Bystro's default output format is a tab-separated text file.

It has 17 common fields (chrom, pos, type, discordant, alt, trTv, heterozygotes, heterozygosity, homozygotes, homozygosity, missingGenos, missingness, ac, an, sampleMaf, vcfPos, id) , and an unlimited number of "track" fields, which are directly taken from the genome build YAML configuration file (e.g. "hg19.yml") that defines those "tracks". "Tracks" are best thought of as database sources, which contain either a single value for a given position in the genome ("score" tracks, which output either a scalar or vector), or dictionaries of such values. We'll get into a longer explanation of tracks and how they map to output values, but for now let's use an example, so that we can focus the discussion on how to parse these data.

Parsing strategy

Bystro has a few value delimiters, which can be parsed in a consistent manner to go from output tsv to a dictionary or other favorite data structure.

Bystro's guiding principle in output is that it is lossless; any relationship stored in the annotation database can be recovered entirely by parsing the tsv.

";" - the vector value delimiter

The value delimiter signifies a vector value.

For instance in the below image, we have 2 samples that are heterozygous at a mutation site, and we denote that there are 2 values with ";":

Screenshot 2023-08-23 at 8 21 19 AM

"|"

The pipe ("|") delimiter signifies is used only to separate insertion and deletion values. For insertions, which are a new mutation between two reference nucleotides, Bystro outputs 2 values for every track, separated by a "|", one for the disrupted reference base, and one for the next nucleotide (which is also disrupted by the insertion).

For example, in the attached image the refSeq track has a Bystro-generated "siteType" field, which calculates what functional role this position in the genome has, e.g. "intronic" for an intron, "exotic" for an exon, etc. Here both bases disrupted by the intron are intronic:

Screenshot 2023-08-23 at 8 41 03 AM

For deletions, Bystro provides values for every deleted position, up to 32 bases.

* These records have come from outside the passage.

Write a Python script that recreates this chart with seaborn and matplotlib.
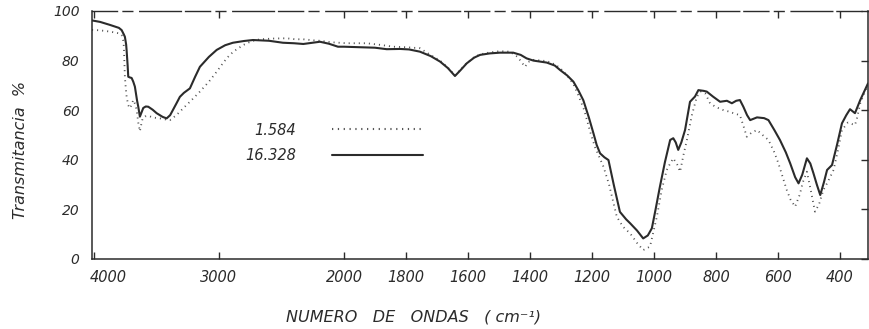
import numpy as np
import pandas as pd
import matplotlib
matplotlib.use("Agg")
import matplotlib.pyplot as plt
import matplotlib.transforms as mtransforms
import seaborn as sns

# IR transmittance spectra of two samples
series_labels = ["1.584", "16.328"]

wn_16328 = [4015, 3950, 3872, 3800, 3778, 3760, 3752, 3742, 3738, 3730, 3725, 3712,
            3698, 3685, 3672, 3655, 3645, 3632, 3620, 3605, 3585, 3565, 3530, 3498,
            3450, 3418, 3390, 3360, 3338, 3312, 3280, 3232, 3190, 3152, 3080, 3018,
            2950, 2888, 2800, 2728, 2600, 2488, 2400, 2325, 2250, 2192, 2120, 2048,
            2000, 1948, 1900, 1862, 1819, 1790, 1755, 1720, 1690, 1665, 1642, 1625,
            1604, 1580, 1561, 1530, 1497, 1454, 1430, 1411, 1389, 1346, 1320, 1303,
            1280, 1260, 1244, 1228, 1210, 1195, 1185, 1174, 1160, 1147, 1130, 1110,
            1090, 1077, 1055, 1035, 1020, 1007, 995, 981, 965, 948, 938, 930,
            922, 912, 900, 884, 868, 857, 840, 830, 810, 787, 765, 749,
            735, 723, 712, 700, 690, 668, 645, 631, 612, 594, 575, 561,
            545, 534, 522, 507, 496, 486, 475, 464, 452, 442, 426, 410,
            394, 380, 368, 352, 335, 310]
t_16328 = [96.2, 95.6, 94.4, 93.2, 92.3, 90.5, 89.6, 86.5, 84.0, 78.0, 73.5, 73.2,
           73.0, 71.5, 69.5, 64.0, 61.4, 57.4, 59.0, 60.9, 61.5, 61.4, 60.2, 58.8,
           57.3, 56.7, 58.0, 60.8, 62.9, 65.4, 67.0, 68.8, 73.5, 77.5, 81.5, 84.3,
           86.2, 87.2, 87.9, 88.3, 88.0, 87.2, 87.0, 86.7, 87.2, 87.6, 86.8, 85.6,
           85.6, 85.4, 85.2, 84.6, 84.7, 84.5, 83.6, 81.8, 79.6, 77.0, 73.8, 76.0,
           78.9, 81.2, 82.3, 82.9, 83.2, 83.2, 82.3, 80.9, 80.0, 79.2, 78.0, 76.2,
           74.0, 71.5, 68.0, 64.0, 57.0, 50.5, 46.0, 42.6, 41.0, 39.9, 30.0, 19.0,
           16.0, 14.4, 11.5, 8.3, 9.5, 12.4, 20.0, 29.2, 39.0, 48.0, 48.7, 47.0,
           44.0, 47.0, 52.0, 63.4, 65.5, 68.1, 67.8, 67.5, 65.5, 63.4, 63.8, 62.8,
           63.8, 64.1, 61.4, 58.0, 56.0, 57.1, 56.8, 56.0, 52.0, 48.0, 43.0, 38.6,
           33.0, 30.5, 34.0, 40.6, 38.5, 34.6, 30.0, 25.8, 31.0, 35.9, 37.9, 46.0,
           54.7, 58.0, 60.4, 58.8, 64.1, 70.8]

wn_1584 = [4015, 3950, 3872, 3800, 3778, 3765, 3760, 3752, 3745, 3738, 3725, 3712,
           3700, 3685, 3670, 3658, 3645, 3632, 3620, 3610, 3590, 3565, 3520, 3472,
           3430, 3392, 3340, 3285, 3220, 3152, 3080, 3018, 2960, 2925, 2885, 2805,
           2740, 2672, 2560, 2458, 2390, 2325, 2250, 2192, 2100, 1991, 1927, 1880,
           1841, 1800, 1755, 1720, 1690, 1665, 1642, 1625, 1604, 1580, 1561, 1530,
           1497, 1465, 1440, 1425, 1416, 1405, 1389, 1346, 1320, 1303, 1280, 1260,
           1244, 1225, 1206, 1190, 1163, 1145, 1120, 1100, 1077, 1055, 1035, 1013,
           991, 975, 959, 948, 938, 925, 916, 905, 894, 878, 862, 850,
           835, 820, 803, 776, 760, 744, 723, 710, 701, 685, 668, 650,
           631, 612, 599, 585, 572, 560, 545, 530, 520, 507, 495, 481,
           468, 454, 440, 421, 405, 394, 375, 352, 345, 335, 310]
t_1584 = [92.4, 92.2, 91.7, 91.0, 90.3, 88.0, 85.6, 73.5, 69.0, 65.4, 62.0, 60.8,
          62.0, 64.1, 62.5, 60.1, 55.0, 51.5, 54.5, 56.7, 57.5, 57.7, 57.0, 56.7,
          56.3, 56.0, 58.0, 60.8, 64.0, 67.5, 71.5, 75.5, 79.5, 81.6, 83.6, 86.3,
          87.8, 88.6, 88.9, 89.0, 88.6, 88.6, 88.2, 88.0, 87.4, 87.0, 87.0, 86.3,
          85.6, 85.4, 85.0, 82.2, 80.0, 77.2, 74.0, 76.3, 79.0, 81.4, 82.5, 83.3,
          83.8, 83.6, 81.5, 79.0, 77.5, 79.5, 80.3, 79.8, 78.5, 77.0, 74.0, 70.5,
          66.0, 60.0, 51.3, 45.0, 37.2, 30.0, 17.0, 13.0, 10.3, 6.5, 3.6, 5.0,
          17.0, 28.0, 35.9, 38.5, 40.6, 38.0, 35.2, 42.0, 48.0, 58.0, 65.4, 67.5,
          66.8, 63.0, 61.4, 60.0, 59.5, 58.8, 58.0, 53.0, 49.3, 51.0, 52.0, 50.0,
          48.0, 43.0, 38.6, 33.0, 27.8, 24.0, 21.1, 26.0, 31.0, 35.2, 28.0, 19.1,
          22.0, 27.8, 31.0, 35.9, 45.0, 52.0, 55.0, 54.0, 57.0, 62.8, 70.5]

x_ticks = [4000, 3000, 2000, 1800, 1600, 1400, 1200, 1000, 800, 600, 400]
y_ticks = [0, 20, 40, 60, 80, 100]

df = pd.concat([
    pd.DataFrame({"wn": wn_1584, "T": t_1584, "muestra": series_labels[0]}),
    pd.DataFrame({"wn": wn_16328, "T": t_16328, "muestra": series_labels[1]}),
], ignore_index=True)

sns.set_style("white")
plt.rcParams["font.family"] = ["DejaVu Sans"]

fig = plt.figure(figsize=(8.69, 3.29), dpi=100)
ax = fig.add_axes([92 / 869, 1 - 259 / 329, 776 / 869, 248 / 329])

# Grating spectrometer abscissa: scale changes at 2000 cm-1
def fwd(x):
    x = np.asarray(x, dtype=float)
    return np.where(x <= 2000, x * 0.31, 620 + (x - 2000) * 0.125)

def inv(u):
    u = np.asarray(u, dtype=float)
    return np.where(u <= 620, u / 0.31, 2000 + (u - 620) / 0.125)

ax.set_xscale("function", functions=(fwd, inv))

ink = "#2b2b2b"
sns.lineplot(data=df, x="wn", y="T", hue="muestra", style="muestra",
             palette={series_labels[0]: "#555555", series_labels[1]: ink},
             dashes={series_labels[0]: (0.6, 2.2), series_labels[1]: ""},
             sort=False, estimator=None, ax=ax)
lines = ax.get_lines()
lines[0].set_linewidth(1.3)
lines[1].set_linewidth(1.5)

ax.set_xlim(4015, 310)
ax.set_ylim(0, 100)
ax.set_xticks(x_ticks)
ax.set_xticklabels([str(v) for v in x_ticks])
ax.set_yticks(y_ticks)
ax.set_yticklabels([str(v) for v in y_ticks])
ax.minorticks_off()

ax.tick_params(axis="x", which="major", direction="in", top=True, bottom=True,
               length=5, width=1, color=ink, pad=8, labelsize=10.5, labelcolor=ink)
ax.tick_params(axis="y", which="major", direction="in", left=False, right=True,
               length=5, width=1, color=ink, pad=9, labelsize=10, labelcolor=ink)
for lab in ax.get_xticklabels() + ax.get_yticklabels():
    lab.set_fontstyle("italic")

# nudge the first abscissa label off the corner
first = ax.get_xticklabels()[0]
first.set_transform(first.get_transform() +
                    mtransforms.ScaledTranslation(14 / 100, 0, fig.dpi_scale_trans))

for side in ["left", "right", "bottom", "top"]:
    ax.spines[side].set_visible(True)
    ax.spines[side].set_color(ink)
    ax.spines[side].set_linewidth(1.1)
ax.spines["top"].set_linestyle((0, (18, 4, 7, 5, 30, 3)))
ax.spines["top"].set_linewidth(1.0)

ax.set_xlabel("NUMERO   DE   ONDAS   ( cm⁻¹)", fontsize=11.5, fontstyle="italic",
              color=ink)
ax.xaxis.set_label_coords((413 - 92) / 776, -0.205)
ax.set_ylabel("Transmitancia  %", fontsize=11.5, fontstyle="italic", color=ink)
ax.yaxis.set_label_coords(-0.083, 0.44)

handles, labels = ax.get_legend_handles_labels()
leg = ax.legend(handles, labels, loc="upper left", bbox_to_anchor=(0.197, 0.55),
                frameon=False, markerfirst=False, handlelength=6.2,
                handletextpad=2.5, labelspacing=0.7, borderpad=0, borderaxespad=0,
                prop={"size": 10.5, "style": "italic"})
for t in leg.get_texts():
    t.set_color(ink)

fig.savefig("out.png", dpi=100, facecolor="white")
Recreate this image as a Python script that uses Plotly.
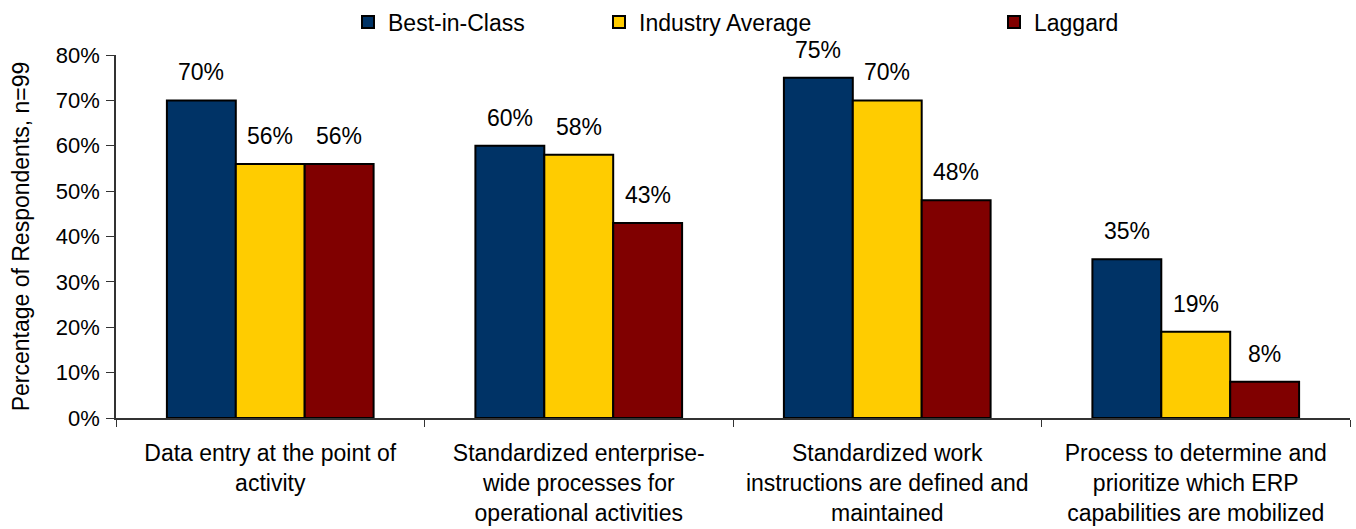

ASCII 31 (unit separator) - the matrix value delimiter

In some cases, it is not possible to represent an entry as a scalar (single value, no ";" delimiter) or as a vector (with ";" delimiter). For instance, imagine that your favorite track had the matrix value [ [0, 1], [1, 0] ]. Bystro would store that as "0{us}1;1{us}0" where {us} denotes the unit separator. In python you would use chr(31) to get the control character, and parse this value as:

In [7]: list(map(lambda x: x.split(chr(31)), output_string.split(";")))
Out[7]: [['0', '1'], ['1', '0']]

This is an advanced case: most tracks do not have such values, and since bioinformatics data often included many displayable delimiters (e.g. ",", "/", "") we chose one that no bioinformatics databases use, to avoid conflating Bystro delimiters with the original source's text value, which does not always have a 1:1 mapping with Bystro delimiters.

These unit separator values are either not displayed (e.g. in Excel), or are displayed in an implementation specific way: for instance Mac terminal shows the above example as 0^_1;1^_0.

Parsing

Parsing a value in Bystro is quite simple. At most we can have 3 value delimiters, and they are always present in a consistent order:

FIELD_DELIMITER = "\t"
INDEL_DELIMITER = "|"
POSITION_DELIMITER = ";"
OVERLAP_DELIMITER = chr(31)

DELIMITER_SEQUENCE = [
    FIELD_DELIMITER,
    INDEL_DELIMITER,
    POSITION_DELIMITER,
    OVERLAP_DELIMITER,
]


def parse_row(row: str, delimiters: list[str] = DELIMITER_SEQUENCE) -> list[list[list[list[str]]]]:
    if not delimiters:
        return row
    else:
        delimiter, remaining_delimiters = delimiters[0], delimiters[1:]
        return [parse_row(chunk, remaining_delimiters) for chunk in row.split(delimiter)]